Could the lines from the start of the data through the line with "from bokeh.resources import INLINE" be set down exactly, with no pictures among them?
* BEGIN Available data *
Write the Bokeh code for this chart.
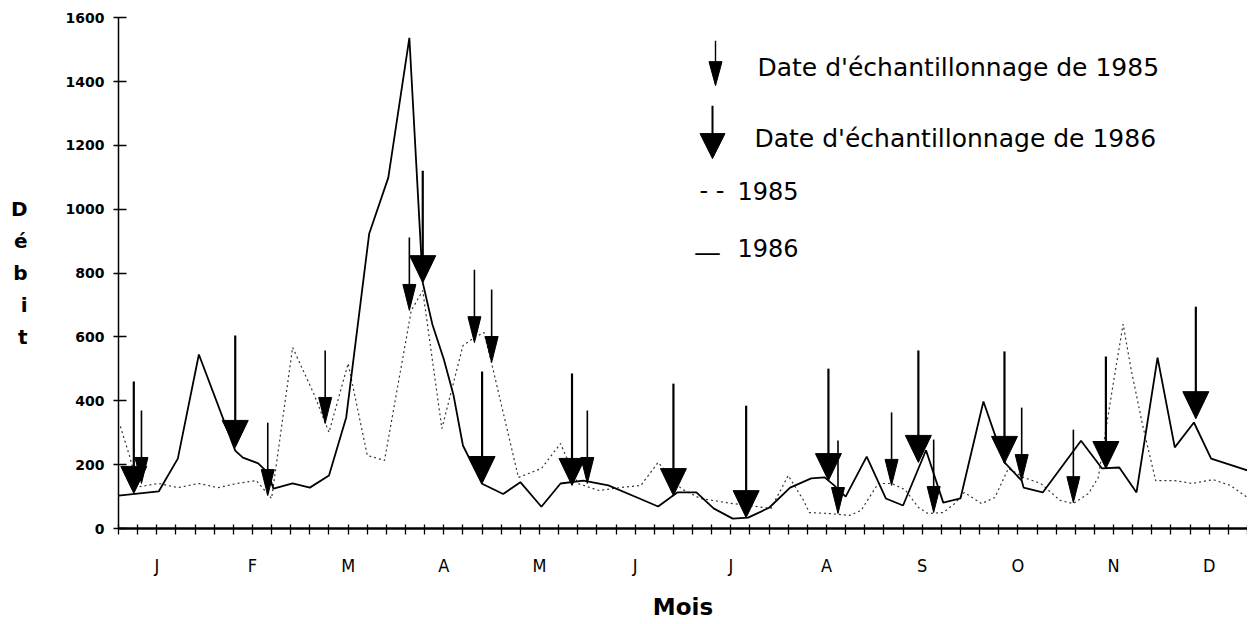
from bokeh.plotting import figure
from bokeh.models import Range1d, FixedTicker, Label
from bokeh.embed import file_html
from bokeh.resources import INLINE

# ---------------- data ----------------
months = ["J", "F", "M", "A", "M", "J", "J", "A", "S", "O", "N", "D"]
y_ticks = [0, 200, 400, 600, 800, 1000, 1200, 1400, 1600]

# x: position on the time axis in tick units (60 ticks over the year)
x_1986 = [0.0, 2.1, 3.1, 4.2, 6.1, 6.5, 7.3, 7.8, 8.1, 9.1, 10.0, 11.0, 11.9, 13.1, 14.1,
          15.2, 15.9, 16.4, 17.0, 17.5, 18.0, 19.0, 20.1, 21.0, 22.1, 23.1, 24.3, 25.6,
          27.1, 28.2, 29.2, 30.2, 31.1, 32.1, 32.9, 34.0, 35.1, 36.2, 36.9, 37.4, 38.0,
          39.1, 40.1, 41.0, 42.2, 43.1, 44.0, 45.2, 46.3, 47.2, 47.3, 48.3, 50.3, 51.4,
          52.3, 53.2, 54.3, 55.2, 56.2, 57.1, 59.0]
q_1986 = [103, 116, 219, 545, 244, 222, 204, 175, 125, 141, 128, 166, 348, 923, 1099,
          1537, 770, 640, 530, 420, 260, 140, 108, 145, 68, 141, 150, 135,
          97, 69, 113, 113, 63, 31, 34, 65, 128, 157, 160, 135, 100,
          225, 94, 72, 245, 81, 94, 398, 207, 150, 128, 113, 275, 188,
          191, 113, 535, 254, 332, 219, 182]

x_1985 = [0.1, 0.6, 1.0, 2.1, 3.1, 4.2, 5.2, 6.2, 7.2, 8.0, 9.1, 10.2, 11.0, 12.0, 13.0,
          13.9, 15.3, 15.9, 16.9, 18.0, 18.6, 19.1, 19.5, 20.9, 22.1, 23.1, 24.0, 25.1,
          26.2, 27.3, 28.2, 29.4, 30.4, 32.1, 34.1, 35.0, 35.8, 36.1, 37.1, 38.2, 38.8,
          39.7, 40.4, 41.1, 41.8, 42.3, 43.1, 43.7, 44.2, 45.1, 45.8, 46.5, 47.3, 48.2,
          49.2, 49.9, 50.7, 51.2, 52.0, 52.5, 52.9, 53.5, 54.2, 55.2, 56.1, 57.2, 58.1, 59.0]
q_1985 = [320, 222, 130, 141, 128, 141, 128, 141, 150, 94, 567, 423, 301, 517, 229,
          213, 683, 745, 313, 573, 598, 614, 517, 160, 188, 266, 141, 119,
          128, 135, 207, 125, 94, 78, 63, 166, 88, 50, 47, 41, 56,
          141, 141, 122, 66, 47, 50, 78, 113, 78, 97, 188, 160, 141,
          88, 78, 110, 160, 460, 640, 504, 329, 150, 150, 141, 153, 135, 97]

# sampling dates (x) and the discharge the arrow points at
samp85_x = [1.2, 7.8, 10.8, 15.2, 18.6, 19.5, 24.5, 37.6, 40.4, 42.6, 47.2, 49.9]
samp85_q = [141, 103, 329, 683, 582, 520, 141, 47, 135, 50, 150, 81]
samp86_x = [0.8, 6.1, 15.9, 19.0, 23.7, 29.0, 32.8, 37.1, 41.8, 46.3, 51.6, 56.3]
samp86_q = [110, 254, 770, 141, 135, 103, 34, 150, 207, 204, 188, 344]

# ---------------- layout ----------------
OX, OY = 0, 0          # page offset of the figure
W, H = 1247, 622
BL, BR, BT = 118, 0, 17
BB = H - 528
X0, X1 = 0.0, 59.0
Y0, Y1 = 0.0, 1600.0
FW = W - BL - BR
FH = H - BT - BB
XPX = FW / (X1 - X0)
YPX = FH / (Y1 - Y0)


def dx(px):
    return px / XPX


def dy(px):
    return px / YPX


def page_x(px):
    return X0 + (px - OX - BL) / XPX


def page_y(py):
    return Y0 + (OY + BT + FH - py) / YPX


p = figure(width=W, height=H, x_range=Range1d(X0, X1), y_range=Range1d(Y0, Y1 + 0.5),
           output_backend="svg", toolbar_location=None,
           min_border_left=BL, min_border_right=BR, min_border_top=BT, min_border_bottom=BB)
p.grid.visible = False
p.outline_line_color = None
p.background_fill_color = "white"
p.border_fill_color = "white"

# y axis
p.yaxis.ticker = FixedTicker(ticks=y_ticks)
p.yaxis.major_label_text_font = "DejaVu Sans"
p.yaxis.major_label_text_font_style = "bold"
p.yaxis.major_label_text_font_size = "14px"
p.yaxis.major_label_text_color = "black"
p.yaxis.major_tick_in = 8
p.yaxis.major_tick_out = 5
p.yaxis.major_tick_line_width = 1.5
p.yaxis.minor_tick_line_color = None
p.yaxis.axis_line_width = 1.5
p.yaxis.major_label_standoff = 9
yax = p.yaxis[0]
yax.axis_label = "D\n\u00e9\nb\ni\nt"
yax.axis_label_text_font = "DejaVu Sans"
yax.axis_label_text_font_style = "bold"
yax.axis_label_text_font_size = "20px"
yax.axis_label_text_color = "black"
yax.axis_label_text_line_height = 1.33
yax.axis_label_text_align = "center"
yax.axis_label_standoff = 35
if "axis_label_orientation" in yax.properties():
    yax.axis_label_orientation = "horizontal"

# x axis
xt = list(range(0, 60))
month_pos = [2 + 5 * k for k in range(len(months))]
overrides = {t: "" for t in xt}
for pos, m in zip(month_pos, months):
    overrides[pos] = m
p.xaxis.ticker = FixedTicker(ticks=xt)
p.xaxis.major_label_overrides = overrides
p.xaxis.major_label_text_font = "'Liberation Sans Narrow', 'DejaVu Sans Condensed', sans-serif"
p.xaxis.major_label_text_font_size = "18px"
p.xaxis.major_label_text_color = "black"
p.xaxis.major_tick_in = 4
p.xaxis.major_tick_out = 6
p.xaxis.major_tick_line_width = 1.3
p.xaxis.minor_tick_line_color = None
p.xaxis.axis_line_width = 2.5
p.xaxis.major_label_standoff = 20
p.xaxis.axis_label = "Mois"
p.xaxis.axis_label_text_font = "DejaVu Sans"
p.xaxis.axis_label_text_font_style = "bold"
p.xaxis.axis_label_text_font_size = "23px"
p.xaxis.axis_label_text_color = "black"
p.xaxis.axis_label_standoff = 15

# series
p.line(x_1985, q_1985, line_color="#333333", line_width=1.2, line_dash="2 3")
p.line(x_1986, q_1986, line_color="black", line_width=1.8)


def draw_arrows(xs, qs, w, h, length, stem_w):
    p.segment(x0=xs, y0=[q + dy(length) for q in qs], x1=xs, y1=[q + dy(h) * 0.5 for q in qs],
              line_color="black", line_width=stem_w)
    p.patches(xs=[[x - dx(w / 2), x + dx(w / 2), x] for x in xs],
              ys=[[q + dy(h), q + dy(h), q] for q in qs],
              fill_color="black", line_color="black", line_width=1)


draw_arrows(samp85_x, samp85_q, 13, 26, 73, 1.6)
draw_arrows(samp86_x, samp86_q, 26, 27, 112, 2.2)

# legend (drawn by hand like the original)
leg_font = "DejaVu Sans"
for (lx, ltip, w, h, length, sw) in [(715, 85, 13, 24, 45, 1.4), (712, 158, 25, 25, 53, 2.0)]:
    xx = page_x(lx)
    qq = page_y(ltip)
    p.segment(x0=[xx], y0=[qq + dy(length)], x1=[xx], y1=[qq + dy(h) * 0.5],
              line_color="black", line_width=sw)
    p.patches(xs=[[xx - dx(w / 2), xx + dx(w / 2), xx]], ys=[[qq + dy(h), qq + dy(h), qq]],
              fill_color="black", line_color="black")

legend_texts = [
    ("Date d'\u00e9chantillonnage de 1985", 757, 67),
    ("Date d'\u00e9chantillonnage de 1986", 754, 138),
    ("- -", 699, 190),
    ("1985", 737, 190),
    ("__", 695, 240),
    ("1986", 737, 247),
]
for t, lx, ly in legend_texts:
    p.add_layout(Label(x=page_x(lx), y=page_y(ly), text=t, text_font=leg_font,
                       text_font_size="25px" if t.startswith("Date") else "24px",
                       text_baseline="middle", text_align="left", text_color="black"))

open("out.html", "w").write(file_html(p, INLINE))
* END Available data *
- Solution for this exercise
Write the Bokeh code for this chart.
from bokeh.plotting import figure
from bokeh.models import Range1d, FixedTicker, Label
from bokeh.embed import file_html
from bokeh.resources import INLINE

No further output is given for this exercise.